#### [Instructions for the task]
Your task is to retype, word for word, the lines from the start of the data through the line holding "['#03467f', '#2e587b', '#4f7ca6', '#b3c7d6', '#4e7aa5']". Do not include the pictures.

#### [Data section]
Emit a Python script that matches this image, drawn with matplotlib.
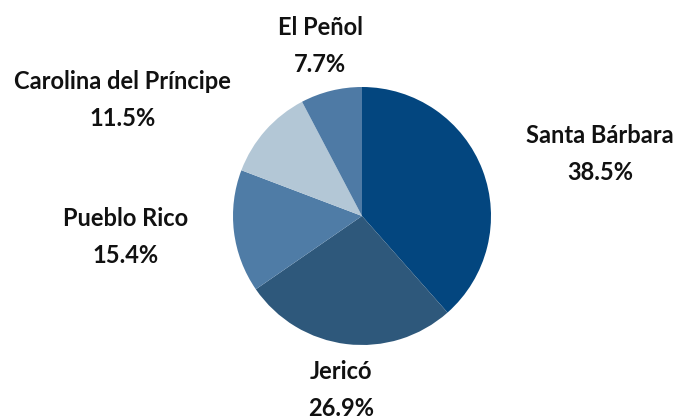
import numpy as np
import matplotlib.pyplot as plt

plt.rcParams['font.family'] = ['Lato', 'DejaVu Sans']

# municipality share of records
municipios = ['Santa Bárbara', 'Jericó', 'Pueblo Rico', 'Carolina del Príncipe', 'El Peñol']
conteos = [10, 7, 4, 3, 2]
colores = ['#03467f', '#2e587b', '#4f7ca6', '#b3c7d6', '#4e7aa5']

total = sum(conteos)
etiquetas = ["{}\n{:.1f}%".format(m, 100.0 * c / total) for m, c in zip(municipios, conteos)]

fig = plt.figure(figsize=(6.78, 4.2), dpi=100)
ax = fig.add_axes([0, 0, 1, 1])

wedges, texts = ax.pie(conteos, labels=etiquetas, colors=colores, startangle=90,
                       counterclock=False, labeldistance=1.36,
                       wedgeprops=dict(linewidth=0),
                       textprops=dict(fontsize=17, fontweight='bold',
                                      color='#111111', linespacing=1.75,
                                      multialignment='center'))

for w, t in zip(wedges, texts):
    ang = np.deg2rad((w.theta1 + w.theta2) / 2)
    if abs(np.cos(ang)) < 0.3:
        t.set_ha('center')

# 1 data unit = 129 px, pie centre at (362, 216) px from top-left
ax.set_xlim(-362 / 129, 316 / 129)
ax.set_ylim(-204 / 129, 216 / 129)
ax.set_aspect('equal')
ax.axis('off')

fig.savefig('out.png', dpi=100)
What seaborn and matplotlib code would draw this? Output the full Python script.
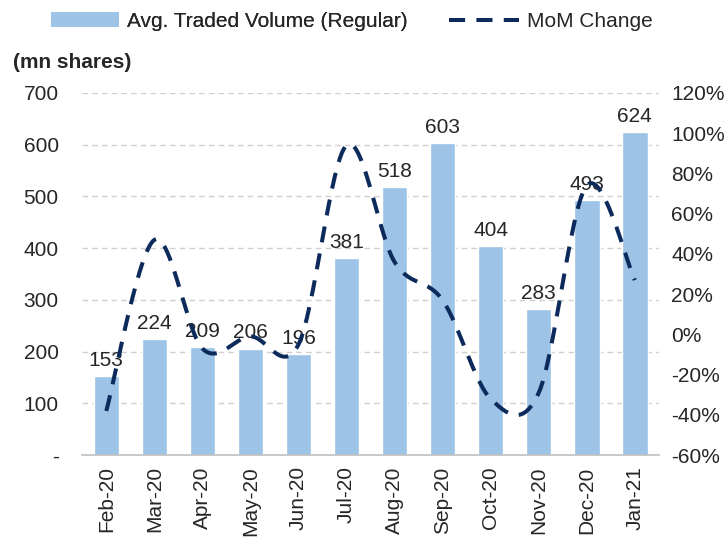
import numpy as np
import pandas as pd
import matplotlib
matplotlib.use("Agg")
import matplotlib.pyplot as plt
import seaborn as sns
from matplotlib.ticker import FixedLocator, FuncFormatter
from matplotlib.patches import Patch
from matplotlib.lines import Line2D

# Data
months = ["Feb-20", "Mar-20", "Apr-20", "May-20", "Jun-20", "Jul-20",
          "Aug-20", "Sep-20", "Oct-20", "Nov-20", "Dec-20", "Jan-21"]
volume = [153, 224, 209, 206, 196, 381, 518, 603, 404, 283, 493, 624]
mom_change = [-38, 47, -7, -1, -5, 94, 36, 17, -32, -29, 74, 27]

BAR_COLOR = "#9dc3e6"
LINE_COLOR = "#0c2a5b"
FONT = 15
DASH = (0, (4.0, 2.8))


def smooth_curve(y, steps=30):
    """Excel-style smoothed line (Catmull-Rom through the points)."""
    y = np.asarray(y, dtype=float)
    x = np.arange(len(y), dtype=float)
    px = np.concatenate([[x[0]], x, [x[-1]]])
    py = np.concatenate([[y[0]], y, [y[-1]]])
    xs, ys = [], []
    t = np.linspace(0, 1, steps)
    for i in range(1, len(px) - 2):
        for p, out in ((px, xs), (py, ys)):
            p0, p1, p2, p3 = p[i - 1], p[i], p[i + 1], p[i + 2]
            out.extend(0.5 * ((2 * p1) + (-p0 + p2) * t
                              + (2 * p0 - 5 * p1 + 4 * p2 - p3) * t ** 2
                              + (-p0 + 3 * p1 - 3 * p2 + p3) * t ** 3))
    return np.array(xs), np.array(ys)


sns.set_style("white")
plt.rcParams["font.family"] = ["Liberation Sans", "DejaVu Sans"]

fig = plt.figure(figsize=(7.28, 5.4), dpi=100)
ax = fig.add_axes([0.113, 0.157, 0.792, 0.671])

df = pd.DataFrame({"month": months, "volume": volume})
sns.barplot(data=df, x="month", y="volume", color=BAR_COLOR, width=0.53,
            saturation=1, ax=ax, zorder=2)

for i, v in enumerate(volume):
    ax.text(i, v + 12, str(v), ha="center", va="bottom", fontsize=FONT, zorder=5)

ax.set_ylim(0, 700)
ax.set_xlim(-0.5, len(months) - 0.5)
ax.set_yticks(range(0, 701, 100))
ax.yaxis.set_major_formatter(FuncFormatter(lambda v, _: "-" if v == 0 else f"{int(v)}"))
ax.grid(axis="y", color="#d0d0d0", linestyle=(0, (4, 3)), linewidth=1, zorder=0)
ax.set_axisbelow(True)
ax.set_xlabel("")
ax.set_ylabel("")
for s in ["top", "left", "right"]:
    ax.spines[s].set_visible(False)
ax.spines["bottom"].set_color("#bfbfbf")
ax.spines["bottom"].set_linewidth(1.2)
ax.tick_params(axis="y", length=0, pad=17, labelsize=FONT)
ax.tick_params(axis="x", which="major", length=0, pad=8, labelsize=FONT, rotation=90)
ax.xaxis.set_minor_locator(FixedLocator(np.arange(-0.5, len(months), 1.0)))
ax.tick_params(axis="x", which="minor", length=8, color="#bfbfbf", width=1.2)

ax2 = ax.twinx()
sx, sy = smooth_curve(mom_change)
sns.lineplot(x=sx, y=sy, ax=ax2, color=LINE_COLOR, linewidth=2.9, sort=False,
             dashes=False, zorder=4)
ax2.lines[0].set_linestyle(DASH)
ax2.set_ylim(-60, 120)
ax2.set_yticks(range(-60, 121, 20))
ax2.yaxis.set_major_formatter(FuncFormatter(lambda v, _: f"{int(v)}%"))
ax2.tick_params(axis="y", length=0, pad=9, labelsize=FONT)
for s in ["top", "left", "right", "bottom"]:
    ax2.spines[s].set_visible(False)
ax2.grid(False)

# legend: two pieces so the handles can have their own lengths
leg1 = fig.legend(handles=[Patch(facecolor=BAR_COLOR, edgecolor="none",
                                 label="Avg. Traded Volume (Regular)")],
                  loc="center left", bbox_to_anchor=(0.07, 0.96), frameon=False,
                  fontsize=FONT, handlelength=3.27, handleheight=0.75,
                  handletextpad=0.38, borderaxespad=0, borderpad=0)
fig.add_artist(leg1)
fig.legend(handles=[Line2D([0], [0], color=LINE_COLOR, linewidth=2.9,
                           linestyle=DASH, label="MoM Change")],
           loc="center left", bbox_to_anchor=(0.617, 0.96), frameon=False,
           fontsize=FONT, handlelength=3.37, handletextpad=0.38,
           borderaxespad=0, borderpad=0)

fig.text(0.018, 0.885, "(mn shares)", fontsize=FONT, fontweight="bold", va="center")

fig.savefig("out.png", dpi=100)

#### [Task solution]
Emit a Python script that matches this image, drawn with matplotlib.
import numpy as np
import matplotlib.pyplot as plt

plt.rcParams['font.family'] = ['Lato', 'DejaVu Sans']

# municipality share of records
municipios = ['Santa Bárbara', 'Jericó', 'Pueblo Rico', 'Carolina del Príncipe', 'El Peñol']
conteos = [10, 7, 4, 3, 2]
colores = ['#03467f', '#2e587b', '#4f7ca6', '#b3c7d6', '#4e7aa5']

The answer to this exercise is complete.